Banerjee, A., Goswami, B., Hirata, Y., Eroglu, D., Merz, B., Kurths, J., Marwan, N. (in press): Recurrence analysis of extreme event like data. - Nonlinear Processes in Geophysics.
https://doi.org/10.5194/npg-2020-41


Zitierlink: https://publications.pik-potsdam.de/pubman/item/item_25458
Zusammenfassung
The identification of recurrences at various time scales in extreme event-like time series is challenging because of the rare occurrence of events which are separated by large temporal gaps. Most of the existing time series analysis techniques cannot be used to analyse extreme event-like time series in its unaltered form. The study of the system dynamics by reconstruction of the phase space using the standard delay embedding method is not directly applicable to event-like time series as it assumes a Euclidean notion of distance between states in the phase space. The edit distance method is a novel approach that uses the point-process nature of events. We propose a modification of edit distance to analyze the dynamics of extreme event-like time series by incorporating a nonlinear function which takes into account the sparse distribution of extreme events and utilizes the physical significance of their temporal pattern.
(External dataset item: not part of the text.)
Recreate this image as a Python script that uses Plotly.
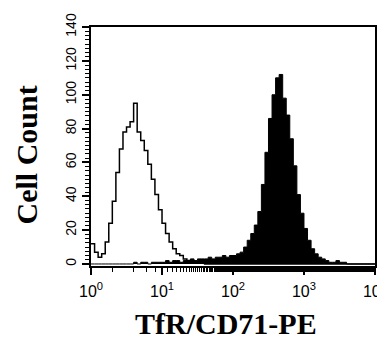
import numpy as np
import plotly.graph_objects as go

# Histogram channels: 80 bins, each 0.05 decade wide, covering 10^0 .. 10^4
bin_width_decades = 0.05
channel_index = list(range(80))

control_counts = [
    12, 7, 4, 6, 13, 24, 37, 54, 68, 78,
    81, 84, 95, 78, 73, 67, 59, 50, 41, 32,
    24, 18, 13, 9, 6, 5, 3, 2, 2, 1,
    1, 1, 0, 0, 0, 0, 0, 0, 0, 0,
    0, 0, 0, 0, 0, 0, 0, 0, 0, 0,
    0, 0, 0, 0, 0, 0, 0, 0, 0, 0,
    0, 0, 0, 0, 0, 0, 0, 0, 0, 0,
    0, 0, 0, 0, 0, 0, 0, 0, 0, 0,
]

tfr_counts = [
    0, 0, 0, 0, 0, 0, 0, 0, 0, 0,
    0, 0, 1, 0, 1, 1, 0, 1, 1, 1,
    1, 2, 1, 2, 2, 1, 2, 2, 3, 2,
    3, 3, 3, 4, 3, 4, 4, 5, 4, 5,
    5, 6, 7, 10, 14, 18, 23, 31, 47, 66,
    86, 100, 110, 112, 98, 88, 74, 58, 41, 30,
    21, 14, 9, 6, 4, 3, 2, 1, 1, 2,
    1, 1, 0, 0, 0, 0, 0, 0, 0, 0,
]

x_tick_values = [1, 10, 100, 1000, 10000]
x_tick_text = ["10<sup>0</sup>", "10<sup>1</sup>", "10<sup>2</sup>", "10<sup>3</sup>", "10<sup>4</sup>"]
y_tick_values = [0, 20, 40, 60, 80, 100, 120, 140]

x_title = "TfR/CD71-PE"
y_title = "Cell Count"

# bin left edges (plus closing edge) in data units
edges = [10 ** (i * bin_width_decades) for i in channel_index] + [10 ** (len(channel_index) * bin_width_decades)]
ctrl_y = control_counts + [control_counts[-1]]
tfr_y = tfr_counts + [tfr_counts[-1]]

fig = go.Figure()
fig.add_trace(go.Scatter(
    x=edges, y=tfr_y, mode="lines", line=dict(shape="hv", color="black", width=1),
    fill="tozeroy", fillcolor="black", hoverinfo="skip", showlegend=False,
))
fig.add_trace(go.Scatter(
    x=edges, y=ctrl_y, mode="lines", line=dict(shape="hv", color="black", width=1.5),
    hoverinfo="skip", showlegend=False,
))

# the page body adds an 8px offset, so the figure is 8px smaller than the window
fig.update_layout(
    width=377, height=329,
    margin=dict(l=83, r=10, t=19, b=71),
    paper_bgcolor="white", plot_bgcolor="white",
    showlegend=False,
)
fig.update_xaxes(
    type="log", range=[-0.0005, 4.0005], automargin=False,
    tickvals=x_tick_values, ticktext=x_tick_text, ticklabeloverflow="allow",
    ticklabelstandoff=3,
    ticks="outside", ticklen=7, tickwidth=1.5, tickcolor="black",
    minor=dict(ticks="outside", ticklen=4, tickwidth=1, tickcolor="black", showgrid=False),
    showline=True, linecolor="black", linewidth=2, mirror=True,
    showgrid=False, zeroline=False,
    tickfont=dict(family="Liberation Sans", size=16, color="black"),
)
fig.update_yaxes(
    range=[-1.2, 140.05], automargin=False, ticklabeloverflow="allow",
    tickvals=y_tick_values, tickangle=-90,
    ticks="outside", ticklen=7, tickwidth=1.5, tickcolor="black",
    minor=dict(dtick=2.5, ticks="outside", ticklen=4, tickwidth=1, tickcolor="black", showgrid=False),
    showline=True, linecolor="black", linewidth=2, mirror=True,
    showgrid=False, zeroline=False,
    tickfont=dict(family="Liberation Sans", size=14, color="black"),
)
fig.add_annotation(
    text=f"<b>{y_title}</b>", xref="paper", yref="paper", x=0, y=0.5,
    xanchor="center", yanchor="middle", xshift=-65, yshift=-9, textangle=-90,
    showarrow=False, font=dict(family="Liberation Serif", size=30, color="black"),
)
fig.add_annotation(
    text=f"<b>{x_title}</b>", xref="paper", yref="paper", x=0.5, y=0,
    xanchor="center", yanchor="middle", xshift=-7, yshift=-57,
    showarrow=False, font=dict(family="Liberation Serif", size=30, color="black"),
)

fig.write_html("out.html")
We apply the modified edit distance method to event-like data generated from point process as well as flood event series constructed from discharge data of the Mississippi River in USA, and compute their recurrence plots. From the recurrence analysis, we are able to quantify the deterministic properties of extreme event-like data. We also show that there is a significant serial dependency in the flood time series by using the random shuffle surrogate method.